Most searches start with a shortlist: an iPaaS platform, API management, some automation service. Understandable, but that is the second question. The first one is: which process is stalling, where do the errors come from, and what is holding back your growth?

Take an e-commerce business taking orders from four sales channels. The problem is not that there are several systems, because that is true almost everywhere. The problem is that stock, returns, payments and customer communication each have their own version of the truth. A connection between webshop and ERP does not cover that. First you need to be clear on who owns stock levels, how a return flows back, and at what moment an order is final.

Agencies, publishers and SaaS companies have the same thing in a different outfit. Time tracking that costs an afternoon of corrections every month. Leads going cold because the CRM and the marketing platform never speak. A support team that needs three screens open before it can answer one question. The business problem decides the integration, never the other way around.

Map the process steps first

For each process, work out where data is created, who uses it and where it needs to end up. Then spend extra time on the messy cases. A cancelled order. A half filled in address. The same customer sitting in the system twice. An external supplier that goes offline for an hour.

These are not edge cases to sort out later. They decide whether the integration genuinely makes your work lighter. A partner who knows what they are doing will not only ask which systems you want to connect, but mostly what should happen when reality refuses to follow the diagram.

API connection, middleware or custom build?

No single shape always wins. It depends on how many systems are involved, how particular your processes are, who handles maintenance, and where you want to be in two years.
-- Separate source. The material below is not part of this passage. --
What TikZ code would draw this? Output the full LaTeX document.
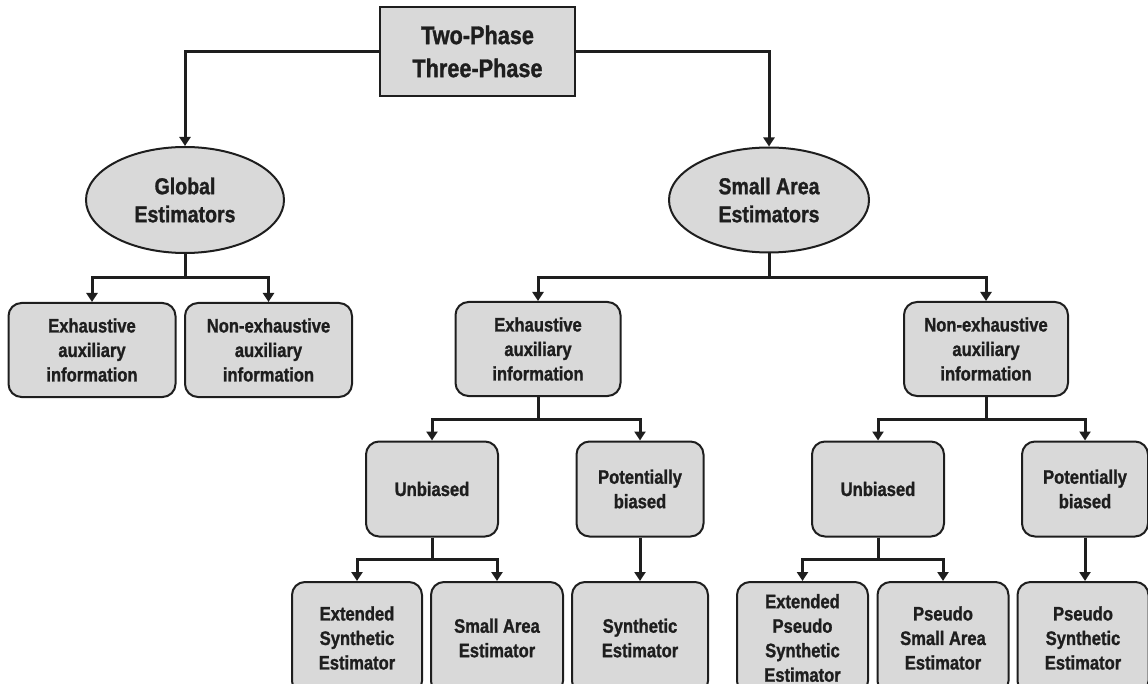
\documentclass[tikz,border=0pt]{standalone}
\usepackage{fontspec}
\setmainfont{Liberation Sans}[FakeStretch=0.85, BoldFeatures={FakeBold=1.2}]
\usetikzlibrary{shapes.geometric,arrows.meta}
\definecolor{boxfill}{HTML}{D9D9D9}
\definecolor{ink}{HTML}{1E1E1E}
\tikzset{
  base/.style={draw=ink, fill=boxfill, line width=2pt, text=ink, align=center, inner sep=0pt, font=\bfseries\fontsize{19.5}{24.5}\selectfont},
  topbox/.style={base, rectangle, font=\bfseries\fontsize{25.5}{33}\selectfont},
  ell/.style={base, ellipse, font=\bfseries\fontsize{23}{28}\selectfont},
  rbox/.style={base, rectangle, rounded corners=13pt},
  conn/.style={draw=ink, line width=3pt},
  arr/.style={conn, -{Triangle[length=9pt,width=11pt]}}
}
\begin{document}
\begin{tikzpicture}[x=1pt,y=-1pt]
\useasboundingbox (0,0) rectangle (1148,684);
\clip (0,0) rectangle (1148,684);
% nodes
\node[topbox, minimum width=195pt, minimum height=89pt] (top) at (477.5,51.5) {Two-Phase\\Three-Phase};
\node[ell, minimum width=198pt, minimum height=106pt] (gE) at (185,200) {Global\\Estimators};
\node[ell, minimum width=200pt, minimum height=105pt] (sE) at (769,200) {Small Area\\Estimators};
\node[rbox, minimum width=167pt, minimum height=94pt] (le1) at (92,350) {Exhaustive\\auxiliary\\information};
\node[rbox, minimum width=167pt, minimum height=94pt] (le2) at (268.5,350) {Non-exhaustive\\auxiliary\\information};
\node[rbox, minimum width=165pt, minimum height=94pt] (re1) at (538,349) {Exhaustive\\auxiliary\\information};
\node[rbox, minimum width=164pt, minimum height=94pt] (re2) at (986,349) {Non-exhaustive\\auxiliary\\information};
\node[rbox, minimum width=132pt, minimum height=95pt] (u1) at (432,489) {Unbiased};
\node[rbox, minimum width=127pt, minimum height=95pt] (p1) at (640,489) {Potentially\\biased};
\node[rbox, minimum width=132pt, minimum height=95pt] (u2) at (878,489) {Unbiased};
\node[rbox, minimum width=126pt, minimum height=95pt] (p2) at (1085,489) {Potentially\\biased};
\node[rbox, minimum width=130pt, minimum height=112pt] (b1) at (357,638) {Extended\\Synthetic\\Estimator};
\node[rbox, minimum width=132pt, minimum height=112pt] (b2) at (497,638) {Small Area\\Estimator};
\node[rbox, minimum width=136pt, minimum height=112pt] (b3) at (640,638) {Synthetic\\Estimator};
\node[rbox, minimum width=131pt, minimum height=112pt] (b4) at (802.5,638) {Extended\\Pseudo\\Synthetic\\Estimator};
\node[rbox, minimum width=131pt, minimum height=112pt] (b5) at (943,638) {Pseudo\\Small Area\\Estimator};
\node[rbox, minimum width=131pt, minimum height=112pt] (b6) at (1083,638) {Pseudo\\Synthetic\\Estimator};
% connectors
\draw[arr] (top.west) -| (gE.north);
\draw[arr] (top.east) -| (sE.north);
\draw[arr] (gE.south) -- (gE.south |- 0,278) -| (le1.north);
\draw[arr] (gE.south) -- (gE.south |- 0,278) -| (le2.north);
\draw[arr] (sE.south) -- (sE.south |- 0,278) -| (re1.north);
\draw[arr] (sE.south) -- (sE.south |- 0,278) -| (re2.north);
\draw[arr] (re1.south) -- (re1.south |- 0,419) -| (u1.north);
\draw[arr] (re1.south) -- (re1.south |- 0,419) -| (p1.north);
\draw[arr] (re2.south) -- (re2.south |- 0,419) -| (u2.north);
\draw[arr] (re2.south) -- (re2.south |- 0,419) -| (p2.north);
\draw[arr] (u1.south) -- (u1.south |- 0,559) -| (b1.north);
\draw[arr] (u1.south) -- (u1.south |- 0,559) -| (b2.north);
\draw[arr] (p1.south) -- (p1.south |- b3.north);
\draw[arr] (u2.south) -- (u2.south |- 0,559) -| (b4.north);
\draw[arr] (u2.south) -- (u2.south |- 0,559) -| (b5.north);
\draw[arr] (p2.south) -- (p2.south |- b6.north);
\end{tikzpicture}
\end{document}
A direct API connection is the obvious answer when two systems share one clear process. Your internal app pulling order statuses from a logistics platform, for example. Fast, focused, little ceremony. The catch is in the arithmetic: by the third, fourth and fifth system you have a web of point to point links that nobody fully oversees any more.

Middleware or an integration platform can absorb that. A layer like this bundles the data flows, translates formats and keeps an eye on throughput. Easier to manage, definitely. But a platform is a tool, not an answer: a process your own team cannot agree on will not get any clearer for having a platform in front of it.

Custom software comes into play when your logic sits just off centre from everyone else's, or when off the shelf connectors stop halfway. Your own pricing agreements, permissions full of exceptions, planning rules that exist nowhere else, a portal that pulls five data sources into one screen. The upfront investment is higher. In return, you do not have to rebuild your company around whatever a generic package happens to support.

So do not turn it into a matter of principle. “Standard unless proven otherwise” and “custom because we are unique” are both lazy rules. The real question is which option you can still manage in two years. For a simple data exchange, custom is a waste of money. For the process your revenue depends on, generic automation gets tight fast.

Reliability lives in maintenance, not in the build

A connection is only worth something if it also works on Monday morning, after a supplier pushes an update, during a traffic peak. Maintenance is not a phase that starts after go live. It belongs in the design from the first sketch.

Good monitoring does not just tell you that something failed. It shows you what got stuck and why. With decent logging you can repair precisely: reprocess one order, one customer, one change, instead of pushing the whole batch through again. That prevents errors. More importantly, it prevents staff from quietly correcting things by hand in systems while nobody has the full picture.

Security belongs in the same paragraph. Integrations almost always touch customer records, financial data or business critical systems. Give a connection access to only what it needs, keep track of which keys are in use where, and rotate them on time. Boring work, right up until the day it is not.

One more practical point: who owns the chain? Builder A, hosting at B, support at C can work fine, until something breaks. From that moment every investigation starts with two suppliers pointing at each other while you watch. At LJPc, development, hosting and technical management can sit under one roof. Not because that is inherently nicer, but because it shortens the road from report to cause to fix.

So when has it succeeded?

Not at the moment the connection goes live. That is the starting line. It has succeeded when your team retypes less, customers get answers faster, and you believe your own reports again.

So agree beforehand on what you measure. The number of manual steps per order. The time between payment and processing. The error rate in customer data. How long recovery takes after an outage. Numbers like these keep the project commercial and stop it from slowly turning into technology for its own sake.

Keep the first version small, too. The temptation to connect everything at once is strong and it is almost always a bad idea. Pick one process that demonstrably costs time or money. Let it run for a few weeks. Then build on something you know holds.

Choose grip, not more technology

System integration software should not make your organisation more dependent on a black box that one person understands. The goal is the opposite: processes that are clearer, faster and easier to manage. That takes agreements about data, ownership, error handling and maintenance. The technology follows from there.

The best integration is completely unremarkable on a busy Tuesday. The order goes through, the customer change lands where it belongs, and nobody gives it a thought. When technology makes room for the real work like that, it stops being an IT project. It is just a better organised way of working.